Embora a pesquisa sobre medicamentos e vacinas seja amplamente reconhecida como vital para o avanço da medicina, a investigação de casos específicos desempenha um papel crucial no progresso científico. Nesse contexto, durante o 1º Congresso Latino-Americano da Federação Mundial de Neurorreabilitação (WFNR), que ocorre em Brasília de quarta a sexta-feira (9/5), o neuropsiquiatra americano Sheldon Benjamin apresentou seis casos de pacientes que impactaram a neuropsiquiatria.
“Analisando casos excepcionais de doenças e lesões cerebrais, conseguimos descobrir muitos aspectos, como a especialização de determinadas áreas do cérebro para funções específicas. Esses casos são fundamentais para o aprimoramento desse conhecimento”, explicou o médico em sua palestra online, transmitida para o público que acompanhou o evento do Hospital Sarah.
Os casos destacados por Benjamin moldaram a compreensão da relação entre o cérebro e o comportamento, alterando até mesmo o léxico que usamos no cotidiano e servindo como referência para neurologistas e psiquiatras.
O caso mais antigo analisado remonta a 1848 e envolve Phineas Gage, um trabalhador de explosivos de 25 anos que, enquanto trabalhava na construção de trilhos de trem nos Estados Unidos, sofreu um grave acidente quando uma barra de ferro atravessou seu crânio. Apesar da gravidade do ferimento, ele sobreviveu.
O acidente transformou radicalmente seu comportamento, levando médicos a observar que Gage, anteriormente pacífico, tornou-se impulsivo e socialmente inadequado. Familiares relataram que “ele não era mais Phineas”.
As limitações na mobilidade e na sociabilidade resultantes do acidente fizeram com que Gage abandonasse sua profissão, chegando a se apresentar em um circo de fenômenos por um tempo. Contudo, relatos médicos da época indicam que, mesmo sem qualquer reabilitação neurológica, ele conseguiu recuperar parte de sua autonomia.
“Os relatos sugerem que, de alguma forma, Phineas tornou-se inapto para o convívio social, mas sabemos que ele desempenhou atividades complexas após o acidente, como ser cocheiro de carruagens, uma função que exigia tanto habilidades sociais quanto força física. Revisitar o caso de Gage nos oferece uma clara evidência da adaptabilidade do cérebro e desafia a visão de que existem áreas cerebrais com funções rígidas”, defendeu Sheldon.
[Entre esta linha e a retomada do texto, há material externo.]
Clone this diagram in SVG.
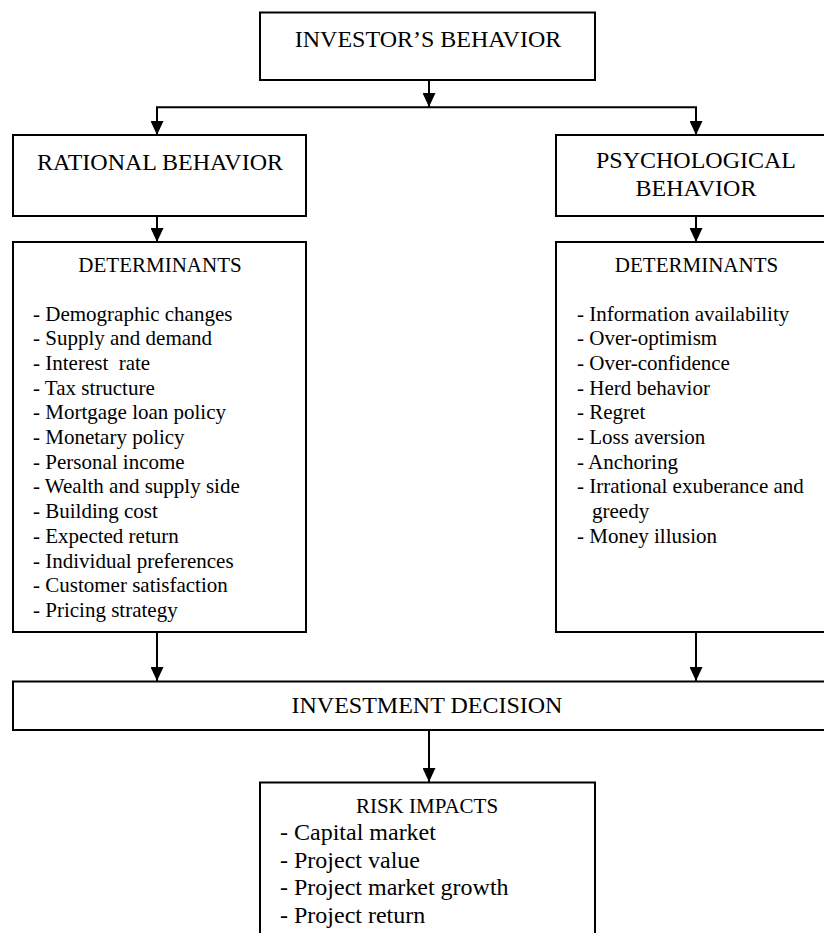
<svg xmlns="http://www.w3.org/2000/svg" width="824" height="933" viewBox="0 0 824 933">
  <style>
    text { font-family: "Liberation Serif", "Times New Roman", serif; fill: #000; }
    .box { fill: #fff; stroke: #000; stroke-width: 2; }
    .title { font-size: 24px; text-anchor: middle; }
    .head { font-size: 21px; text-anchor: middle; }
    .item { font-size: 21px; }
    .risk { font-size: 24px; }
    .conn { fill: none; stroke: #000; stroke-width: 2; }
  </style>
  <defs>
    <marker id="arrow" markerUnits="userSpaceOnUse" viewBox="0 0 14 13" refX="14" refY="6.5" markerWidth="14" markerHeight="13" orient="auto">
      <path d="M0,0 L14,6.5 L0,13 z" fill="#000"/>
    </marker>
  </defs>
  <rect width="824" height="933" fill="#fff"/>

  <g id="investor-behavior">
    <rect class="box" x="260" y="12.5" width="335" height="67.5"/>
    <text class="title" x="428" y="47">INVESTOR’S BEHAVIOR</text>
  </g>

  <g id="rational-behavior">
    <rect class="box" x="13" y="135" width="293" height="81"/>
    <text class="title" x="160" y="170">RATIONAL BEHAVIOR</text>
  </g>

  <g id="psychological-behavior">
    <rect class="box" x="556" y="135" width="290" height="81"/>
    <text class="title" x="696" y="168">PSYCHOLOGICAL</text>
    <text class="title" x="696" y="196">BEHAVIOR</text>
  </g>

  <g id="rational-determinants">
    <rect class="box" x="13" y="242" width="293" height="390"/>
    <text class="head" x="160" y="272">DETERMINANTS</text>
    <text class="item" x="33" y="320.5">- Demographic changes</text>
    <text class="item" x="33" y="345.2">- Supply and demand</text>
    <text class="item" x="33" y="369.9" xml:space="preserve">- Interest  rate</text>
    <text class="item" x="33" y="394.6">- Tax structure</text>
    <text class="item" x="33" y="419.3">- Mortgage loan policy</text>
    <text class="item" x="33" y="444">- Monetary policy</text>
    <text class="item" x="33" y="468.7">- Personal income</text>
    <text class="item" x="33" y="493.4">- Wealth and supply side</text>
    <text class="item" x="33" y="518.1">- Building cost</text>
    <text class="item" x="33" y="542.8">- Expected return</text>
    <text class="item" x="33" y="567.5">- Individual preferences</text>
    <text class="item" x="33" y="592.2">- Customer satisfaction</text>
    <text class="item" x="33" y="616.9">- Pricing strategy</text>
  </g>

  <g id="psychological-determinants">
    <rect class="box" x="556" y="242" width="290" height="390"/>
    <text class="head" x="696.5" y="272">DETERMINANTS</text>
    <text class="item" x="577" y="320.5">- Information availability</text>
    <text class="item" x="577" y="345.2">- Over-optimism</text>
    <text class="item" x="577" y="369.9">- Over-confidence</text>
    <text class="item" x="577" y="394.6">- Herd behavior</text>
    <text class="item" x="577" y="419.3">- Regret</text>
    <text class="item" x="577" y="444">- Loss aversion</text>
    <text class="item" x="577" y="468.7">- Anchoring</text>
    <text class="item" x="577" y="493.4">- Irrational exuberance and</text>
    <text class="item" x="592" y="518.1">greedy</text>
    <text class="item" x="577" y="542.8">- Money illusion</text>
  </g>

  <g id="investment-decision">
    <rect class="box" x="13" y="681.5" width="833" height="48.5"/>
    <text class="title" x="427" y="713">INVESTMENT DECISION</text>
  </g>

  <g id="risk-impacts">
    <rect class="box" x="260" y="782.5" width="335" height="180"/>
    <text class="head" x="427" y="813">RISK IMPACTS</text>
    <text class="risk" x="280" y="840">- Capital market</text>
    <text class="risk" x="280" y="867.5">- Project value</text>
    <text class="risk" x="280" y="895">- Project market growth</text>
    <text class="risk" x="280" y="922.5">- Project return</text>
  </g>

  <g id="connectors">
    <line class="conn" x1="429" y1="80" x2="429" y2="107" marker-end="url(#arrow)"/>
    <line class="conn" x1="156" y1="107.3" x2="697" y2="107.3"/>
    <line class="conn" x1="157" y1="107" x2="157" y2="135" marker-end="url(#arrow)"/>
    <line class="conn" x1="696" y1="107" x2="696" y2="135" marker-end="url(#arrow)"/>
    <line class="conn" x1="157" y1="216" x2="157" y2="242" marker-end="url(#arrow)"/>
    <line class="conn" x1="696" y1="216" x2="696" y2="242" marker-end="url(#arrow)"/>
    <line class="conn" x1="157" y1="632" x2="157" y2="681" marker-end="url(#arrow)"/>
    <line class="conn" x1="696" y1="632" x2="696" y2="681" marker-end="url(#arrow)"/>
    <line class="conn" x1="429" y1="730" x2="429" y2="782" marker-end="url(#arrow)"/>
  </g>
</svg>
Durante o congresso, o neuropsiquiatra também mencionou o histórico caso de Louis Victor Leborgne, conhecido como “tantan”, que perdeu sua capacidade de comunicação após uma lesão cerebral. O neurologista Paul Broca, ao realizar a autópsia do cérebro de Leborgne, identificou uma lesão no lobo frontal esquerdo, fornecendo a primeira evidência sólida da lateralização cerebral da linguagem.
Outro caso notável é o de Auguste Deter, a quem o médico Alois Alzheimer diagnosticou em 1901 com um tipo raro de demência, que mais tarde passou a ser conhecido como Alzheimer. O estudo do tecido cerebral de Deter revelou os emaranhados neurofibrilares e placas amiloides, marcando o início da identificação da demência mais comum atualmente.
Sheldon também abordou o caso de Salomon Shereshevsky, o “Senhor S”, que tinha uma memória extraordinária, mas falhas em habilidades de abstração. O neuropsiquiatra destacou que essa dualidade ilustra a complexidade do cérebro em lidar com diversas demandas cognitivas.
Além disso, apresentou o caso de um jovem identificado apenas como JP, que, desde a infância, apresentou comportamentos disruptivos. Uma cirurgia exploratória revelou a ausência quase total do lobo frontal, indicando como essa falta comprometeu seu julgamento e moralidade.
Por fim, Henry Gustav Molaison, conhecido como “HM”, passou por uma lobotomia que afetou sua capacidade de formar novas memórias. Seu caso foi crucial para a compreensão de que a memória é um processo não unitário e que se divide em diferentes sistemas no cérebro.